_Saved entries_
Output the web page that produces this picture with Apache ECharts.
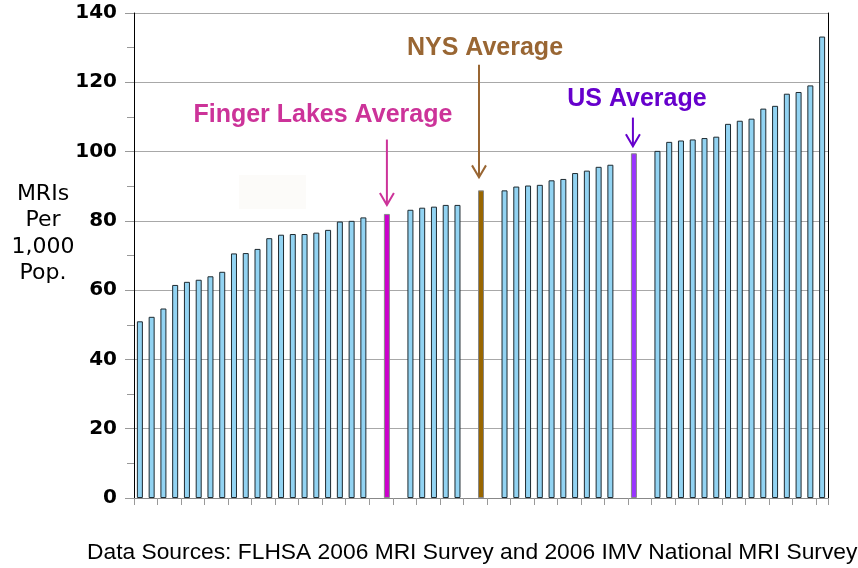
<!DOCTYPE html>
<html><head><meta charset="utf-8">
<script src="https://cdn.jsdelivr.net/npm/echarts@6/dist/echarts.min.js"></script>
<style>html,body{margin:0;padding:0;background:#fff}#c{width:858px;height:568px}</style>
</head><body><div id="c"></div>
<script>
// MRIs per 1,000 population by area, sorted ascending ('-' = empty slot / average slot)
const regionValues = [
  51.0, 52.3, 54.7, 61.5, 62.4, 63.0, 64.0, 65.3, 70.6, 70.7,
  71.9, 75.0, 76.0, 76.2, 76.2, 76.6, 77.4, 79.8, 80.0, 81.0,
  '-', '-', '-', 83.2, 83.8, 84.1, 84.6, 84.6, '-', '-',
  '-', 88.8, 89.9, 90.2, 90.4, 91.7, 92.1, 93.8, 94.5, 95.6,
  96.2, '-', '-', '-', 100.2, 102.8, 103.2, 103.5, 103.9, 104.3,
  108.0, 108.9, 109.5, 112.4, 113.2, 116.7, 117.2, 119.1, 133.2
];
const categories = regionValues.map((_, i) => String(i + 1));
const averageNames = ['Finger Lakes Average', 'NYS Average', 'US Average'];
const averageValues = [82.0, 88.8, 99.5];
const averageCategories = ['22', '30', '43'];
const yTickValues = [0, 20, 40, 60, 80, 100, 120, 140];
const axisTitle = 'MRIs\nPer\n1,000\nPop.';
const footer = 'Data Sources: FLHSA 2006 MRI Survey and 2006 IMV National MRI Survey';

// styling (not data)
const averageFills = ['#CC00CC', '#996600', '#9933FF'];
const annotationColors = ['#CC3399', '#996633', '#6600CC'];
const annotationLayout = [
  { textValue: 110.4, textDx: -64, arrowDy: 24, tipGap: 9, arrowDx: 0 },
  { textValue: 130.0, textDx: 4, arrowDy: 17, tipGap: 13, arrowDx: -2 },
  { textValue: 115.0, textDx: 3, arrowDy: 18, tipGap: 7, arrowDx: -1 }
];

const chart = echarts.init(document.getElementById('c'), null, { renderer: 'canvas' });
const averageData = categories.map(c => {
  const k = averageCategories.indexOf(c);
  return k < 0 ? '-' : { value: averageValues[k], itemStyle: { color: averageFills[k] } };
});

chart.setOption({
  animation: false,
  backgroundColor: '#ffffff',
  grid: { left: 134, right: 30, top: 13, bottom: 70, containLabel: false },
  xAxis: {
    type: 'category', data: categories, boundaryGap: true,
    axisLine: { lineStyle: { color: '#888', width: 1 } },
    axisTick: { show: true, length: 7, alignWithLabel: false, lineStyle: { color: '#999' } },
    axisLabel: { show: false },
    splitLine: { show: false }
  },
  yAxis: [{
    type: 'value', min: yTickValues[0], max: yTickValues[yTickValues.length - 1],
    interval: yTickValues[1] - yTickValues[0],
    axisLine: { show: true, lineStyle: { color: '#000', width: 1 } },
    axisTick: { show: true, length: 9, lineStyle: { color: '#999' } },
    minorTick: { show: true, splitNumber: 2, length: 7, lineStyle: { color: '#999' } },
    splitLine: { show: true, lineStyle: { color: '#a8a8a8', width: 1 } },
    axisLabel: { fontFamily: 'DejaVu Sans', fontWeight: 'bold', fontSize: 20, color: '#000', margin: 17 }
  }, {
    type: 'value', position: 'right', min: 0, max: 140,
    axisLine: { show: true, lineStyle: { color: '#000', width: 1 } },
    axisTick: { show: false }, axisLabel: { show: false }, splitLine: { show: false }
  }],
  series: [{
    name: 'Areas', type: 'bar', data: regionValues, barWidth: 6,
    itemStyle: { color: '#92D3F2', borderColor: '#1e2a30', borderWidth: 1 }
  }, {
    name: 'Averages', type: 'bar', data: averageData, barWidth: 6, barGap: '-100%',
    itemStyle: { borderColor: '#888', borderWidth: 1 }
  }]
});

const graphics = [];
averageCategories.forEach((cat, k) => {
  const L = annotationLayout[k];
  const col = annotationColors[k];
  const top = chart.convertToPixel({ gridIndex: 0 }, [cat, averageValues[k]]);
  const txt = chart.convertToPixel({ gridIndex: 0 }, [cat, L.textValue]);
  const x = top[0] + L.arrowDx;
  const tipY = top[1] - L.tipGap;
  const startY = txt[1] + L.arrowDy;
  graphics.push({ type: 'line', shape: { x1: x, y1: startY, x2: x, y2: tipY },
    style: { stroke: col, lineWidth: 2 } });
  graphics.push({ type: 'polyline', shape: { points: [[x - 7, tipY - 12], [x, tipY], [x + 7, tipY - 12]] },
    style: { stroke: col, lineWidth: 2, fill: null } });
  graphics.push({ type: 'text', x: top[0] + L.textDx, y: txt[1],
    style: { text: averageNames[k], fill: col, font: 'bold 25px "Liberation Sans", Arial, sans-serif',
      textAlign: 'center', textVerticalAlign: 'middle' } });
});
graphics.push({ type: 'rect', shape: { x: 239, y: 175, width: 67, height: 34 }, style: { fill: '#FCFBF9' }, z: 0 });
graphics.push({ type: 'text', x: 43, y: 234,
  style: { text: axisTitle, fill: '#000', font: '22px "DejaVu Sans", sans-serif', lineHeight: 26.5,
    textAlign: 'center', textVerticalAlign: 'middle' } });
graphics.push({ type: 'text', x: 87, y: 553,
  style: { text: footer, fill: '#000', font: '22.8px "Liberation Sans", Arial, sans-serif',
    textAlign: 'left', textVerticalAlign: 'middle' } });
chart.setOption({ graphic: graphics });
</script></body></html>
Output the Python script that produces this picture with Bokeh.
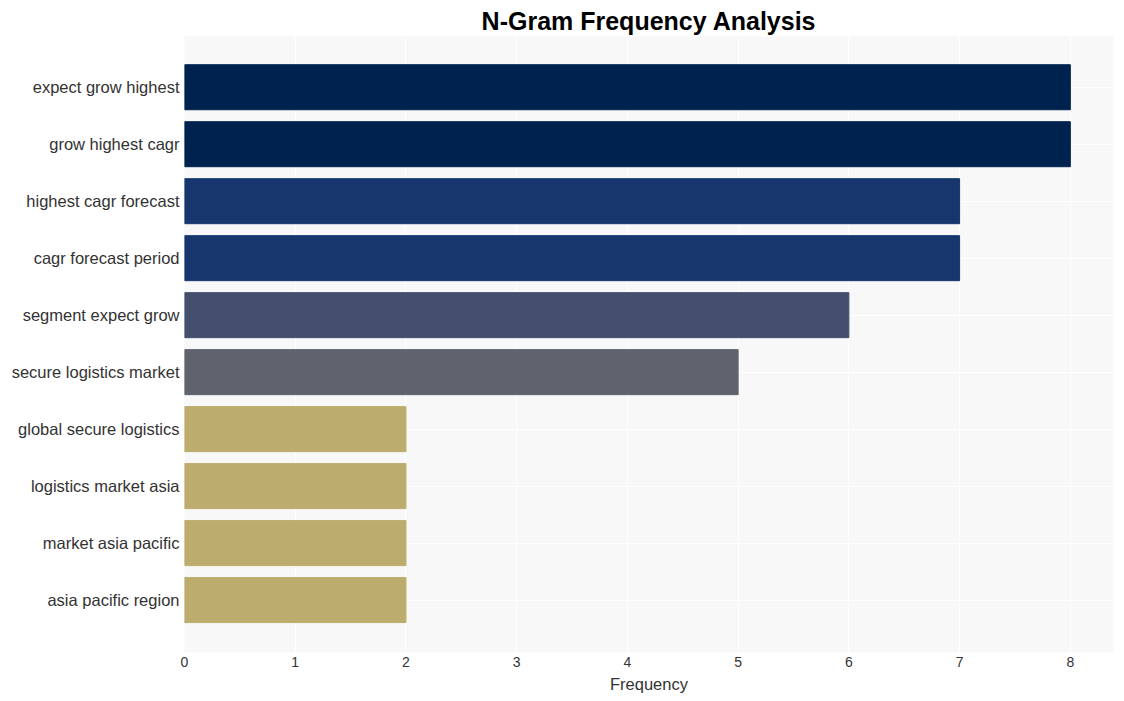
from bokeh.plotting import figure
from bokeh.models import Range1d, FixedTicker, ColumnDataSource
from bokeh.embed import file_html
from bokeh.resources import INLINE

ngrams = ["expect grow highest", "grow highest cagr", "highest cagr forecast",
          "cagr forecast period", "segment expect grow", "secure logistics market",
          "global secure logistics", "logistics market asia", "market asia pacific",
          "asia pacific region"]
freqs = [8, 8, 7, 7, 6, 5, 2, 2, 2, 2]
colors = ["#00224e", "#00224e", "#18366e", "#18366e", "#434f6c", "#5f636e",
          "#bcad6e", "#bcad6e", "#bcad6e", "#bcad6e"]
x_ticks = [0, 1, 2, 3, 4, 5, 6, 7, 8]

pos = list(range(len(ngrams)))
src = ColumnDataSource(dict(y=pos, right=freqs, color=colors, name=ngrams))

p = figure(width=1124, height=701, output_backend="svg", toolbar_location=None,
           x_range=Range1d(0, 8.39), y_range=Range1d(len(ngrams) - 1 + 0.92, -0.89),
           min_border_left=184, min_border_right=11, min_border_top=36, min_border_bottom=49)

p.hbar(y="y", right="right", left=0, height=0.79, color="color", source=src)

p.title.text = "N-Gram Frequency Analysis"
p.title.align = "center"
p.title.text_font = "Liberation Sans"
p.title.text_font_size = "25px"
p.title.text_font_style = "bold"
p.title.text_color = "#000000"
p.title.standoff = 4

p.background_fill_color = "#f8f8f8"
p.border_fill_color = "white"
p.outline_line_color = None
p.grid.grid_line_color = "white"
p.grid.grid_line_width = 1

p.xaxis.ticker = FixedTicker(ticks=x_ticks)
p.yaxis.ticker = FixedTicker(ticks=pos)
p.yaxis.major_label_overrides = {i: n for i, n in enumerate(ngrams)}
p.xaxis.axis_label = "Frequency"

for ax in (p.xaxis, p.yaxis):
    ax.axis_line_color = None
    ax.major_tick_line_color = None
    ax.minor_tick_line_color = None
    ax.major_tick_out = 0
    ax.major_tick_in = 0
    ax.minor_tick_out = 0
    ax.minor_tick_in = 0
    ax.major_label_text_font = "Liberation Sans"
    ax.major_label_text_color = "#333333"

p.yaxis.major_label_text_font_size = "16.5px"
p.yaxis.major_label_standoff = 5
p.xaxis.major_label_text_font_size = "14px"
p.xaxis.major_label_standoff = 4
p.xaxis.axis_label_text_font = "Liberation Sans"
p.xaxis.axis_label_text_font_size = "16.5px"
p.xaxis.axis_label_text_font_style = "normal"
p.xaxis.axis_label_text_color = "#333333"
p.xaxis.axis_label_standoff = 5

open("out.html", "w").write(file_html(p, INLINE))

_What the task requires_
Set down, without pictures, the lines between the line holding "Output the Python" and the line holding "p.grid.grid_line_width = 1", both inclusive.

_Result of the task_
Output the Python script that produces this picture with Bokeh.
from bokeh.plotting import figure
from bokeh.models import Range1d, FixedTicker, ColumnDataSource
from bokeh.embed import file_html
from bokeh.resources import INLINE

ngrams = ["expect grow highest", "grow highest cagr", "highest cagr forecast",
          "cagr forecast period", "segment expect grow", "secure logistics market",
          "global secure logistics", "logistics market asia", "market asia pacific",
          "asia pacific region"]
freqs = [8, 8, 7, 7, 6, 5, 2, 2, 2, 2]
colors = ["#00224e", "#00224e", "#18366e", "#18366e", "#434f6c", "#5f636e",
          "#bcad6e", "#bcad6e", "#bcad6e", "#bcad6e"]
x_ticks = [0, 1, 2, 3, 4, 5, 6, 7, 8]

pos = list(range(len(ngrams)))
src = ColumnDataSource(dict(y=pos, right=freqs, color=colors, name=ngrams))

p = figure(width=1124, height=701, output_backend="svg", toolbar_location=None,
           x_range=Range1d(0, 8.39), y_range=Range1d(len(ngrams) - 1 + 0.92, -0.89),
           min_border_left=184, min_border_right=11, min_border_top=36, min_border_bottom=49)

p.hbar(y="y", right="right", left=0, height=0.79, color="color", source=src)

p.title.text = "N-Gram Frequency Analysis"
p.title.align = "center"
p.title.text_font = "Liberation Sans"
p.title.text_font_size = "25px"
p.title.text_font_style = "bold"
p.title.text_color = "#000000"
p.title.standoff = 4

p.background_fill_color = "#f8f8f8"
p.border_fill_color = "white"
p.outline_line_color = None
p.grid.grid_line_color = "white"
p.grid.grid_line_width = 1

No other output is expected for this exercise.